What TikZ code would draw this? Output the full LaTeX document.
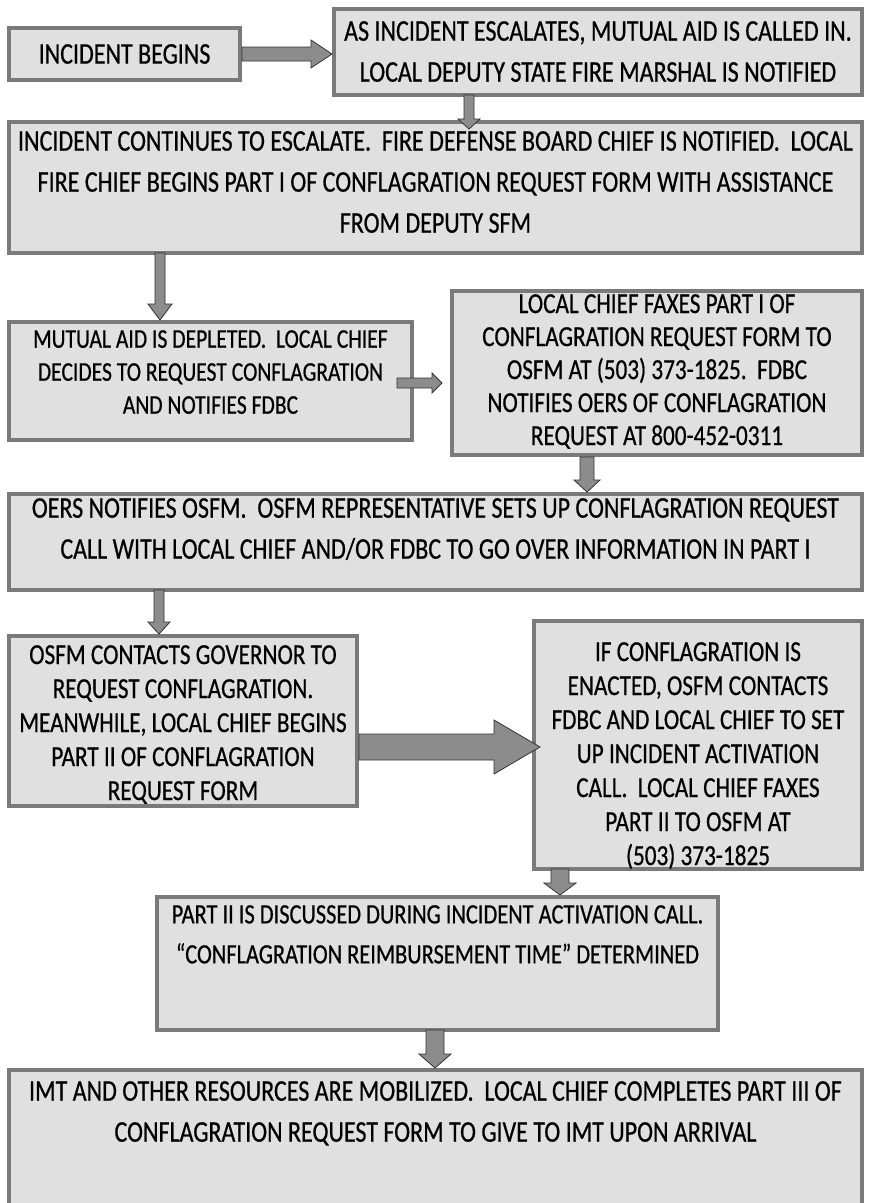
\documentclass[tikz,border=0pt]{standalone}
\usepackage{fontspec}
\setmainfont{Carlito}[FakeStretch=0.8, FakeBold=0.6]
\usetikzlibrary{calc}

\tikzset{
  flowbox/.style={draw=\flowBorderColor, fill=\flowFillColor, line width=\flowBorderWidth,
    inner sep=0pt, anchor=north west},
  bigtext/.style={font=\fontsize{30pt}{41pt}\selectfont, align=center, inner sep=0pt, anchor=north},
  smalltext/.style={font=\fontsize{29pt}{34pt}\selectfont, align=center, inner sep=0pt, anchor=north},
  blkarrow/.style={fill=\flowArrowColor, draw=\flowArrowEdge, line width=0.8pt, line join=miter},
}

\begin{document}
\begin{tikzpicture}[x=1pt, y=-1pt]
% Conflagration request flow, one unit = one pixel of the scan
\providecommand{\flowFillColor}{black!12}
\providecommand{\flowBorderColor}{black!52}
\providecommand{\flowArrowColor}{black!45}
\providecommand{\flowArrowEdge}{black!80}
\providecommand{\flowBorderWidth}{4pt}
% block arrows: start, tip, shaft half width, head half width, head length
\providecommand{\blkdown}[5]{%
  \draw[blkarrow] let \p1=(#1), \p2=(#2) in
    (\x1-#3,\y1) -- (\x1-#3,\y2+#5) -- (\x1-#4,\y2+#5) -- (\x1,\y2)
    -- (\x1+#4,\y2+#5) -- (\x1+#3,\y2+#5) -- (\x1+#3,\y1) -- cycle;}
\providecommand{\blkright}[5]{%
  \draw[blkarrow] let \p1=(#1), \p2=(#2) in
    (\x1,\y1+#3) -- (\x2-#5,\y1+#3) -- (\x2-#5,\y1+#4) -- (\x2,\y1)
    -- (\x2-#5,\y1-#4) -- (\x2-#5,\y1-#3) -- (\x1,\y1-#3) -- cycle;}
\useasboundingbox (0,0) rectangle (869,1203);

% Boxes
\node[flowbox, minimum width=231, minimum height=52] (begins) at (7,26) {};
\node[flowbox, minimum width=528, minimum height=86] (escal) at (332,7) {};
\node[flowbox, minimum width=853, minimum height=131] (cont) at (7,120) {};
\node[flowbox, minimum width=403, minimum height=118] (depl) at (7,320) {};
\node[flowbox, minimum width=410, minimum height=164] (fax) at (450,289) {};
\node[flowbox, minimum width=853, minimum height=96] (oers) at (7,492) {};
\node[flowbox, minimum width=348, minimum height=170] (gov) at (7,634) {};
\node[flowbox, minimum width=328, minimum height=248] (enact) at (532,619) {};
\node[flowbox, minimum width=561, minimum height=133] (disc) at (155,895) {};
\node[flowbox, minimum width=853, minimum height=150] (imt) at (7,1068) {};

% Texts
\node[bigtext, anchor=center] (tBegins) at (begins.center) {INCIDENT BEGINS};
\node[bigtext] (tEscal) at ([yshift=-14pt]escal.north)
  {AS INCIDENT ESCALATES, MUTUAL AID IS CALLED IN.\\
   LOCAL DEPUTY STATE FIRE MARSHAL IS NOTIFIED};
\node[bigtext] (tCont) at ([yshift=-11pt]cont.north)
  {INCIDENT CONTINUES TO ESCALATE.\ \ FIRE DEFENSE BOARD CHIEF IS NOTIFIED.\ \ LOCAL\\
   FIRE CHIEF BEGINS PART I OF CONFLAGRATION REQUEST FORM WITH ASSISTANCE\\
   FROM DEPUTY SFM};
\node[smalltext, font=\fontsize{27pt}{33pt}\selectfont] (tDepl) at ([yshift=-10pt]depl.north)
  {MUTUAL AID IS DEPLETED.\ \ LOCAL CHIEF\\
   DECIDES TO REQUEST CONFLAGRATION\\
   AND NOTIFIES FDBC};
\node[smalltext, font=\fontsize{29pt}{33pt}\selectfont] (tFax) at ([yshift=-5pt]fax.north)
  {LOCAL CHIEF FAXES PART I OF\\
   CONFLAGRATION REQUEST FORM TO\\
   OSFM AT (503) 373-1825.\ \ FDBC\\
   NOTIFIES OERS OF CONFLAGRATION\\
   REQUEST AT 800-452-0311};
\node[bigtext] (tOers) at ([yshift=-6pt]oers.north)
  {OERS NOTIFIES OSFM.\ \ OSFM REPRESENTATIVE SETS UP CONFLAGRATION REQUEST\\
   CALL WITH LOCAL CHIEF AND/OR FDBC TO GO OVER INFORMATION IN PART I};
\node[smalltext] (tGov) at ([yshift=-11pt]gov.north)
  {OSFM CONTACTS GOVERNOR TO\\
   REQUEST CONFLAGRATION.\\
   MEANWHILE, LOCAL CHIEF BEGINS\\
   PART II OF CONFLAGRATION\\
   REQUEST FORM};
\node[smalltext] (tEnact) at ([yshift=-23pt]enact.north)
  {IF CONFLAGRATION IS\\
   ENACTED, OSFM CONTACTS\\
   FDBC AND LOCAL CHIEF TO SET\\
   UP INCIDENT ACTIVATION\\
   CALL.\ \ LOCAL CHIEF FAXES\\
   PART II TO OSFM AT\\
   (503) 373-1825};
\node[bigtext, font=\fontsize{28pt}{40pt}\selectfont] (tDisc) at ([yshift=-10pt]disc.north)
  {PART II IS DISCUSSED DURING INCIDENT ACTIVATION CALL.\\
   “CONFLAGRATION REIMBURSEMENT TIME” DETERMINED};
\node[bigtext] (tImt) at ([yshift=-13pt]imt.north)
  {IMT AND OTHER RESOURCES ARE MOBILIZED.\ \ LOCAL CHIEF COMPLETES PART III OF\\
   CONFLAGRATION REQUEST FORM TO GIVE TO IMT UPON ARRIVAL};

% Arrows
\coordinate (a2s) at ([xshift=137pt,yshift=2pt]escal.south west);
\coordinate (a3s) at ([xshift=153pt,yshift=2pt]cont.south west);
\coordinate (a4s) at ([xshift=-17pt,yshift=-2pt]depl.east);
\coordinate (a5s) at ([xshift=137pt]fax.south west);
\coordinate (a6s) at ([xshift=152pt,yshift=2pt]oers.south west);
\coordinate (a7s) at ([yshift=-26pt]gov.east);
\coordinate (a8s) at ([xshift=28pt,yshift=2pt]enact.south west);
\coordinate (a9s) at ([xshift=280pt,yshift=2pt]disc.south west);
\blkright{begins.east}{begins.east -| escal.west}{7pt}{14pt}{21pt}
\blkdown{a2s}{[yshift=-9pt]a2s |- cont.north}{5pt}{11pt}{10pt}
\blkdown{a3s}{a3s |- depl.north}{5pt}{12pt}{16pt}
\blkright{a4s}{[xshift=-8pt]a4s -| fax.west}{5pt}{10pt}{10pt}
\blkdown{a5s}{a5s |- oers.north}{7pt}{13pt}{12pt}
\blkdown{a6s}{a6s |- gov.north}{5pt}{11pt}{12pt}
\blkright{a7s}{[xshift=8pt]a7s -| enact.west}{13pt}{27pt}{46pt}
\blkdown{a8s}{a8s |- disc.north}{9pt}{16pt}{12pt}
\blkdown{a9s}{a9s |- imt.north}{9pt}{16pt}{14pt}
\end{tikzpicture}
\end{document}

◆ ◆ ◆ ◆

**TASK**
Only a number is wanted: how many lines contain the word "draw"?

**FINAL RESULT**
5